EXERCISE PROMPT = Reproduce all entries verbatim, with nothing added or dropped.

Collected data
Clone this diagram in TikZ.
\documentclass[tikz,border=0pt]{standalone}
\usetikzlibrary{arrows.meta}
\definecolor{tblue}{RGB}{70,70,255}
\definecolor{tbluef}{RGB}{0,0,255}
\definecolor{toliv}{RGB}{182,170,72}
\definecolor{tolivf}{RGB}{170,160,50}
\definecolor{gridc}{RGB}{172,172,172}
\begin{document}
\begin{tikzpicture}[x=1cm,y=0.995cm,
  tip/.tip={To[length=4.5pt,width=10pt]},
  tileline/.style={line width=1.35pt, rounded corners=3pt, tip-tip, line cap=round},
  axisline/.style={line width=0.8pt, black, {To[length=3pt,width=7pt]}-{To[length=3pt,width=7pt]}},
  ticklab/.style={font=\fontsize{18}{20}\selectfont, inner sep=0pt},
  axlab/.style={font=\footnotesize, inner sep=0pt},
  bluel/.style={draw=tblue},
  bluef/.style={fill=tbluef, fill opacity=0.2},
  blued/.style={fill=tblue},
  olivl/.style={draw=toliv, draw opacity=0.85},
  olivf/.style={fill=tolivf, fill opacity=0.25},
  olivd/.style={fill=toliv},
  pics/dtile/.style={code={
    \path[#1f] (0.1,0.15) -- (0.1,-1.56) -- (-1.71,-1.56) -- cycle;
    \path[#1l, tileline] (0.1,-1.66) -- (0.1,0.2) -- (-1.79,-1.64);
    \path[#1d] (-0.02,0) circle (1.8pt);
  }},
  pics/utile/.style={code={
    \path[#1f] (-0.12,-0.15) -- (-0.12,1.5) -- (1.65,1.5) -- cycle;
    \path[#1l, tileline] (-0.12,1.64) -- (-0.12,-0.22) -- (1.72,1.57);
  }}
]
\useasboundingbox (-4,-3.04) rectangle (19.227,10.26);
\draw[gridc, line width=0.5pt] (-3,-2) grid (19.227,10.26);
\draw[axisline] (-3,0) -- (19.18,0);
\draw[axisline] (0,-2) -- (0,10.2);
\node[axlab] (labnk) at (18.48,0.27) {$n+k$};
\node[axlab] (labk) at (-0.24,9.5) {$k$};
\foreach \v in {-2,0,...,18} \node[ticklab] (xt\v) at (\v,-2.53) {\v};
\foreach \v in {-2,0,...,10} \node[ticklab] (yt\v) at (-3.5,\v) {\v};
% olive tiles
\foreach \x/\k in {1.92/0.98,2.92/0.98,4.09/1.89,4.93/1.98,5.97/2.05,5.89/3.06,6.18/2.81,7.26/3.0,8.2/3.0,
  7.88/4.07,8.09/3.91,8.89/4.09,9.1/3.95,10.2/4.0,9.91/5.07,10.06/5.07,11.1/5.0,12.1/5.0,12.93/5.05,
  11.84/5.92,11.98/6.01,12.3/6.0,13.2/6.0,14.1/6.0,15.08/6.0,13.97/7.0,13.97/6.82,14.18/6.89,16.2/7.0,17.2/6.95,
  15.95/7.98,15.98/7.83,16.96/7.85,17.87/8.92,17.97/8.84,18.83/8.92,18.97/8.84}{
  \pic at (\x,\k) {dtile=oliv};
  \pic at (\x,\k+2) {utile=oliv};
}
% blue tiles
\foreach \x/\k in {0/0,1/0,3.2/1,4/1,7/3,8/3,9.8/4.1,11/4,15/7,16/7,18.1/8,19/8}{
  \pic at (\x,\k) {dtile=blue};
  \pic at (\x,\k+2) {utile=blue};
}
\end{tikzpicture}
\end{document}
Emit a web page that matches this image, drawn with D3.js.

EXERCISE SOLUTION =
Clone this diagram in TikZ.
\documentclass[tikz,border=0pt]{standalone}
\usetikzlibrary{arrows.meta}
\definecolor{tblue}{RGB}{70,70,255}
\definecolor{tbluef}{RGB}{0,0,255}
\definecolor{toliv}{RGB}{182,170,72}
\definecolor{tolivf}{RGB}{170,160,50}
\definecolor{gridc}{RGB}{172,172,172}
\begin{document}
\begin{tikzpicture}[x=1cm,y=0.995cm,
  tip/.tip={To[length=4.5pt,width=10pt]},
  tileline/.style={line width=1.35pt, rounded corners=3pt, tip-tip, line cap=round},
  axisline/.style={line width=0.8pt, black, {To[length=3pt,width=7pt]}-{To[length=3pt,width=7pt]}},
  ticklab/.style={font=\fontsize{18}{20}\selectfont, inner sep=0pt},
  axlab/.style={font=\footnotesize, inner sep=0pt},
  bluel/.style={draw=tblue},
  bluef/.style={fill=tbluef, fill opacity=0.2},
  blued/.style={fill=tblue},
  olivl/.style={draw=toliv, draw opacity=0.85},
  olivf/.style={fill=tolivf, fill opacity=0.25},
  olivd/.style={fill=toliv},
  pics/dtile/.style={code={
    \path[#1f] (0.1,0.15) -- (0.1,-1.56) -- (-1.71,-1.56) -- cycle;
    \path[#1l, tileline] (0.1,-1.66) -- (0.1,0.2) -- (-1.79,-1.64);
    \path[#1d] (-0.02,0) circle (1.8pt);
  }},
  pics/utile/.style={code={
    \path[#1f] (-0.12,-0.15) -- (-0.12,1.5) -- (1.65,1.5) -- cycle;
    \path[#1l, tileline] (-0.12,1.64) -- (-0.12,-0.22) -- (1.72,1.57);
  }}
]
\useasboundingbox (-4,-3.04) rectangle (19.227,10.26);
\draw[gridc, line width=0.5pt] (-3,-2) grid (19.227,10.26);
\draw[axisline] (-3,0) -- (19.18,0);
\draw[axisline] (0,-2) -- (0,10.2);
\node[axlab] (labnk) at (18.48,0.27) {$n+k$};
\node[axlab] (labk) at (-0.24,9.5) {$k$};
\foreach \v in {-2,0,...,18} \node[ticklab] (xt\v) at (\v,-2.53) {\v};
\foreach \v in {-2,0,...,10} \node[ticklab] (yt\v) at (-3.5,\v) {\v};
% olive tiles
\foreach \x/\k in {1.92/0.98,2.92/0.98,4.09/1.89,4.93/1.98,5.97/2.05,5.89/3.06,6.18/2.81,7.26/3.0,8.2/3.0,
  7.88/4.07,8.09/3.91,8.89/4.09,9.1/3.95,10.2/4.0,9.91/5.07,10.06/5.07,11.1/5.0,12.1/5.0,12.93/5.05,
  11.84/5.92,11.98/6.01,12.3/6.0,13.2/6.0,14.1/6.0,15.08/6.0,13.97/7.0,13.97/6.82,14.18/6.89,16.2/7.0,17.2/6.95,
  15.95/7.98,15.98/7.83,16.96/7.85,17.87/8.92,17.97/8.84,18.83/8.92,18.97/8.84}{
  \pic at (\x,\k) {dtile=oliv};
  \pic at (\x,\k+2) {utile=oliv};
}
% blue tiles
\foreach \x/\k in {0/0,1/0,3.2/1,4/1,7/3,8/3,9.8/4.1,11/4,15/7,16/7,18.1/8,19/8}{
  \pic at (\x,\k) {dtile=blue};
  \pic at (\x,\k+2) {utile=blue};
}
\end{tikzpicture}
\end{document}
Emit a web page that matches this image, drawn with D3.js.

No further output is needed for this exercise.